Glick rises to the top in Hollywood over the succeeding years, paying Blumberg a small salary under the table to be his ghost writer. "
Ed here: Glick reminds me of so many CEOs on Wall Street. They ride a rigged system that allows them to preen and pose and steal. They produce nothing. And what Glick does to poor Julian Bloomberg is exactly what Wall Street has done to us.
Budd Schulberg is above all a great reporter as well as a great storyteller. Mannheim shows us the Hollywood of that era from the from offices that are run like war rooms to the constant attempts by the studio magnates to break writers every way they can to the ridiculously glitzy parties. The people we like in Sammy--and there are a lot of them; generally the people who do the actual work--are rarely invited to the splashy parties of course.

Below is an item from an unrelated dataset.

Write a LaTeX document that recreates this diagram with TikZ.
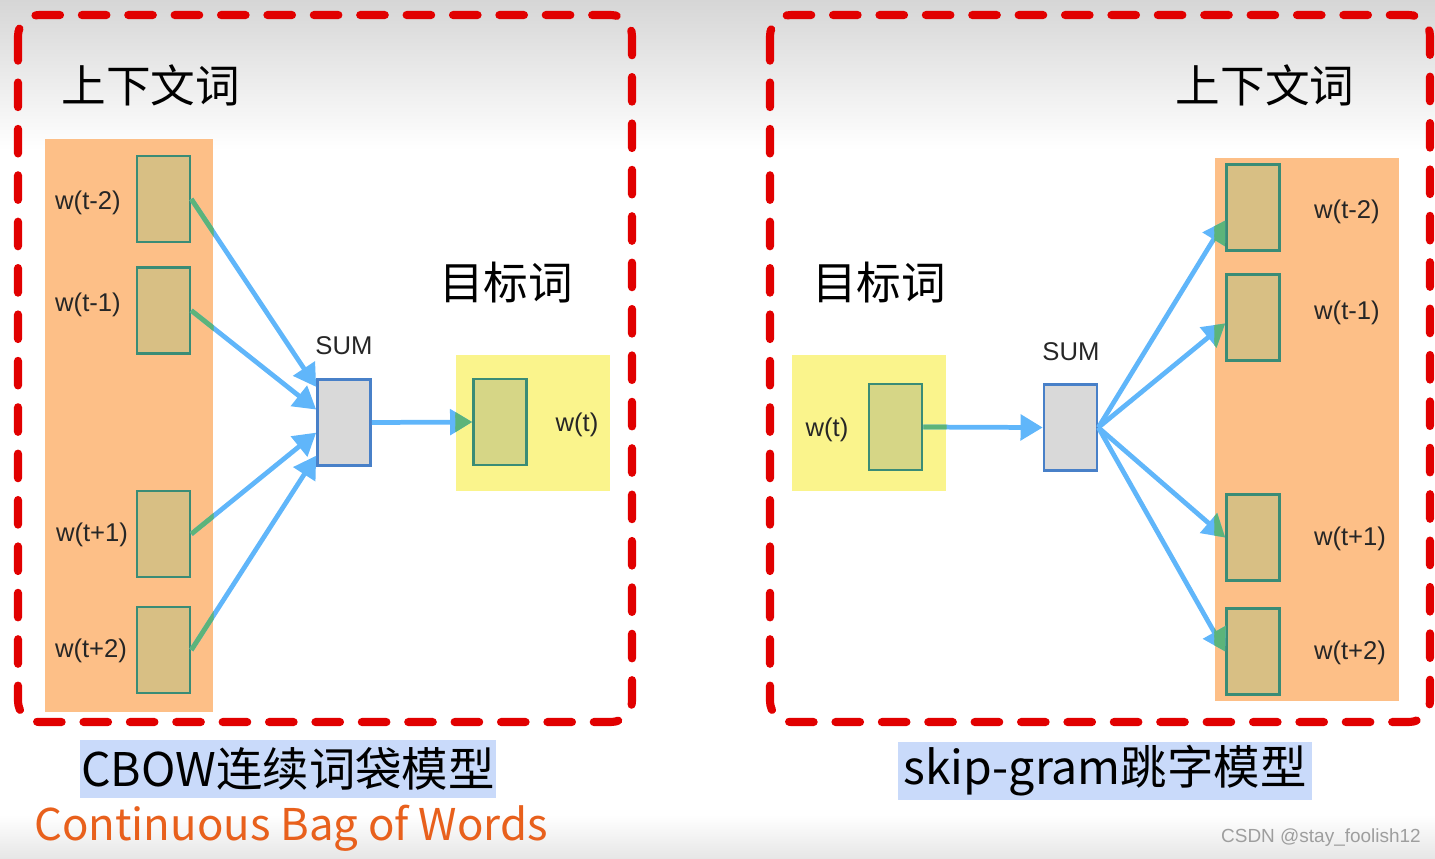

Just as Billy Wilder was attacked by studio heads for writing producing Sunset Boulevard, so was Schulberg attacked for Sammy.
From American Legends:
"When published in 1941, What Makes Sammy Run? was a best seller and was praised by Scott Fitzgerald, John O'Hara, and Dorothy Parker who said the book captured the "shittiness" of the film business.
Sammy hit Hollywood like a firestorm. Louis B. Mayer attacked the novel publically and privately and vowed to run Schulberg out of town. He almost succeeded. Budd was fired from the Samuel Goldwyn Studios where he was then working, and it was several years before he landed another screenwriting job.
Some critics feared that the book would contribute to the anti-Semitic stereotype of the Hollywood mogul or provide ammo to those who were persecuting the Jews of Europe.
Schulberg strongly objected to this criticism. To him, Sammy represented the dark side of the Horatio Alger legend: someone who was an "all- American heel," regardless of religion.
Indeed, Sammy himself was areligious, as well as apolitical and amoral. When a company informed him that it was not hiring "Hebes," without missing a beat, Sammy passed himself off as an Italian- American."
Ed here: Schulberg is especially good writing about women and the book boasts at least three fascinating females who offer interesting takes on all the would-be macho business games the men play.
To me this is one of the most vital novels of its era. It certainly spawned hundreds of imitators; none ever as good. And it shows how eloquent the American tongue was when used skillfully. As Mark Twain said write the way you talk and Schulberg certainly does that here.